Boon or Big Brother?

9/23/2007

WHEN do technological advances begin looking less like Star Trek and more like 1984? In the minds of some states' lawmakers, when employers insist on implanting microchips in workers that will record how often they head to the bathroom, how many smoke breaks they take, and if their half-hour lunches takes 35 minutes.

The California Legislature has passed a bill that, if signed by Gov. Arnold Schwarzenegger, would ban implantation of Radio-Frequency Identification Devices in people without their consent.

RFIDs are microchips only slightly larger than a grain of rice that can be tracked by scanners installed at checkpoints. The devices are already in use in passports, subway passes, toll road collection booths, and as theft protection in car keys. They also have been implanted under the skin of people to keep track of Alzheimer's patients, help Spanish VIPs avoid waiting in line at nightclubs, and identify Mexican government officials in case they're kidnapped.

Similar chips are implanted in pets in case they are lost or stolen, and they have even been suggested for children as a safeguard against kidnapping or becoming lost, raising the interesting question: How many potential lives saved are enough to justify such an invasion of privacy?

Obviously, for any parent whose child has become lost, run away, or been abducted, the answer is one.

The number is apparently somewhat higher, however, for lawmakers in Wisconsin and North Dakota, where bans have been passed; California, where, ironically, a ban awaits the signature of a former actor known as the Terminator, and Colorado, where a bill to ban human implantation is before a legislative committee.

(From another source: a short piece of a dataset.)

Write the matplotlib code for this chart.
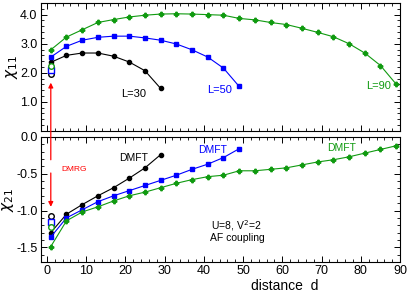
import matplotlib
matplotlib.use("Agg")
import matplotlib.pyplot as plt
from matplotlib.patches import ConnectionPatch
from matplotlib.ticker import MultipleLocator

plt.rcParams['font.family'] = ['Liberation Sans', 'DejaVu Sans']

# distances d = 1, 5, 9, ...
d30 = list(range(1, 30, 4))
d50 = list(range(1, 50, 4))
d90 = list(range(1, 90, 4))

# chi_11 (upper panel)
chi11_L30 = [2.36, 2.60, 2.68, 2.68, 2.57, 2.37, 2.07, 1.46]
chi11_L50 = [2.54, 2.91, 3.12, 3.22, 3.26, 3.26, 3.20, 3.12, 2.99, 2.79, 2.54, 2.16, 1.53]
chi11_L90 = [2.79, 3.23, 3.48, 3.73, 3.83, 3.92, 3.98, 4.02, 4.03, 4.02, 4.00, 3.98,
             3.87, 3.82, 3.73, 3.66, 3.53, 3.39, 3.24, 3.00, 2.68, 2.25, 1.61]

# chi_21 (lower panel)
chi21_L30 = [-1.30, -1.05, -0.92, -0.80, -0.69, -0.56, -0.42, -0.24]
chi21_L50 = [-1.36, -1.10, -0.99, -0.88, -0.80, -0.73, -0.66, -0.59, -0.52, -0.44,
             -0.37, -0.28, -0.16]
chi21_L90 = [-1.49, -1.14, -1.02, -0.95, -0.87, -0.80, -0.75, -0.69, -0.63, -0.58,
             -0.54, -0.52, -0.46, -0.46, -0.44, -0.42, -0.38, -0.34, -0.31, -0.27,
             -0.22, -0.17, -0.12]

# DMRG values at d = 1 (L=30, 50, 90)
dmrg_d = 1
dmrg11 = [1.96, 2.08, 2.24]
dmrg21 = [-1.08, -1.15, -1.22]

black = 'black'
blue = '#0000ff'
green = '#109a10'
red = '#ff0000'

fig = plt.figure(figsize=(4.07, 3.01), dpi=100)
ax1 = fig.add_axes([0.1007, 0.565, 0.8823, 0.425])
ax2 = fig.add_axes([0.1007, 0.1296, 0.8823, 0.4154])

# upper panel
ax1.plot(d30, chi11_L30, '-o', color=black, ms=3, lw=0.8)
ax1.plot(d50, chi11_L50, '-s', color=blue, ms=3, lw=0.8)
ax1.plot(d90, chi11_L90, '-P', color=green, ms=3.2, lw=0.8)
ax1.plot(dmrg_d, dmrg11[0], 'o', mfc='white', mec=black, ms=4, mew=1)
ax1.plot(dmrg_d, dmrg11[1], 's', mfc='white', mec=blue, ms=4, mew=1)
ax1.plot(dmrg_d, dmrg11[2], 'o', mfc='white', mec=green, ms=4, mew=1)

ax1.text(22, 1.28, 'L=30', color=black, fontsize=8, ha='center', va='center')
ax1.text(44, 1.41, 'L=50', color=blue, fontsize=8, ha='center', va='center')
ax1.text(84.4, 1.55, 'L=90', color=green, fontsize=8, ha='center', va='center')

ax1.set_xlim(-1.5, 90)
ax1.set_ylim(0, 4.4)
ax1.set_yticks([0, 1, 2, 3, 4], ['', '1.0', '2.0', '3.0', '4.0'])
ax1.yaxis.set_minor_locator(MultipleLocator(0.2))
ax1.set_ylabel(r'$\chi_{11}$', fontsize=11, labelpad=0)
ax1.tick_params(labelbottom=False)

# lower panel
ax2.plot(d30, chi21_L30, '-o', color=black, ms=3, lw=0.8)
ax2.plot(d50, chi21_L50, '-s', color=blue, ms=3, lw=0.8)
ax2.plot(d90, chi21_L90, '-P', color=green, ms=3.2, lw=0.8)
ax2.plot(dmrg_d, dmrg21[0], 'o', mfc='white', mec=black, ms=4, mew=1)
ax2.plot(dmrg_d, dmrg21[1], 's', mfc='white', mec=blue, ms=4, mew=1)
ax2.plot(dmrg_d, dmrg21[2], 'o', mfc='white', mec=green, ms=4, mew=1)

ax2.text(22.2, -0.29, 'DMFT', color=black, fontsize=7.5, ha='center', va='center')
ax2.text(42.2, -0.18, 'DMFT', color=blue, fontsize=7.5, ha='center', va='center')
ax2.text(75.2, -0.15, 'DMFT', color=green, fontsize=7.5, ha='center', va='center')
ax2.text(41.7, -1.20, r'U=8, V$^2$=2', fontsize=7.5, ha='left', va='center')
ax2.text(41.5, -1.37, 'AF coupling', fontsize=7.5, ha='left', va='center')
ax2.text(3.8, -0.44, 'DMRG', color=red, fontsize=6, ha='left', va='center')

ax2.set_xlim(-1.5, 90)
ax2.set_ylim(-1.7, 0.0)
ax2.set_yticks([0.0, -0.5, -1.0, -1.5], ['0.0', '-0.5', '-1.0', '-1.5'])
ax2.yaxis.set_minor_locator(MultipleLocator(0.1))
ax2.set_ylabel(r'$\chi_{21}$', fontsize=11, labelpad=0)
ax2.set_xlabel('distance  d', fontsize=10)
ax2.xaxis.set_label_coords(0.68, -0.14)

for ax in (ax1, ax2):
    ax.xaxis.set_major_locator(MultipleLocator(10))
    ax.xaxis.set_minor_locator(MultipleLocator(2))
    ax.tick_params(which='both', direction='in', top=True, right=True, labelsize=9)
    ax.tick_params(which='major', length=4, width=0.7, pad=2.5)
    ax.tick_params(which='minor', length=2, width=0.6)
    for s in ax.spines.values():
        s.set_linewidth(0.8)

# red DMRG arrows
up = ConnectionPatch(xyA=(1, -0.31), coordsA=ax2.transData,
                     xyB=(1, 1.66), coordsB=ax1.transData,
                     arrowstyle='-|>', color=red, lw=0.9, mutation_scale=7)
fig.add_artist(up)
ax2.annotate('', xy=(1, -0.95), xytext=(1, -0.49),
             arrowprops=dict(arrowstyle='-|>', color=red, lw=0.9, mutation_scale=7,
                             shrinkA=0, shrinkB=0))

fig.savefig('out.png', dpi=100)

These lawmakers are worried that use of RFIDs in humans signals the advent of Big Brother, and there is evidence this fear is widespread.

Last year, CityWatcher.com, a Cincinnati security firm that has since gone belly up, asked that some employees be voluntarily chipped to limit access to secure rooms. The company later dropped the program.

And in California, grade schools in Sutter County, north of Sacramento, required students to wear IDs containing microchips to monitor attendance. That program was also dropped after privacy complaints from parents.

Nevertheless, the technology is advancing. Currently, RFID tags are scanned from checkpoints rather than tracked, as happens with Global Positioning System technology. But can long-range tracking be far off? There is little question that implanting people with trackable microchips could save many, many lives.

Emergency medical personnel could have identity and medical information available for accident victims, mentally disabled patients who wander off from caretakers could be quickly found, and children who are lost or abducted could be traced in minutes.

The question is: at what risk of potential abuse? The answer to that question will not be found in some Rod Serlingesque epilogue about possible futures in The Twilight Zone. The technology is here, today, and the debate is just beginning.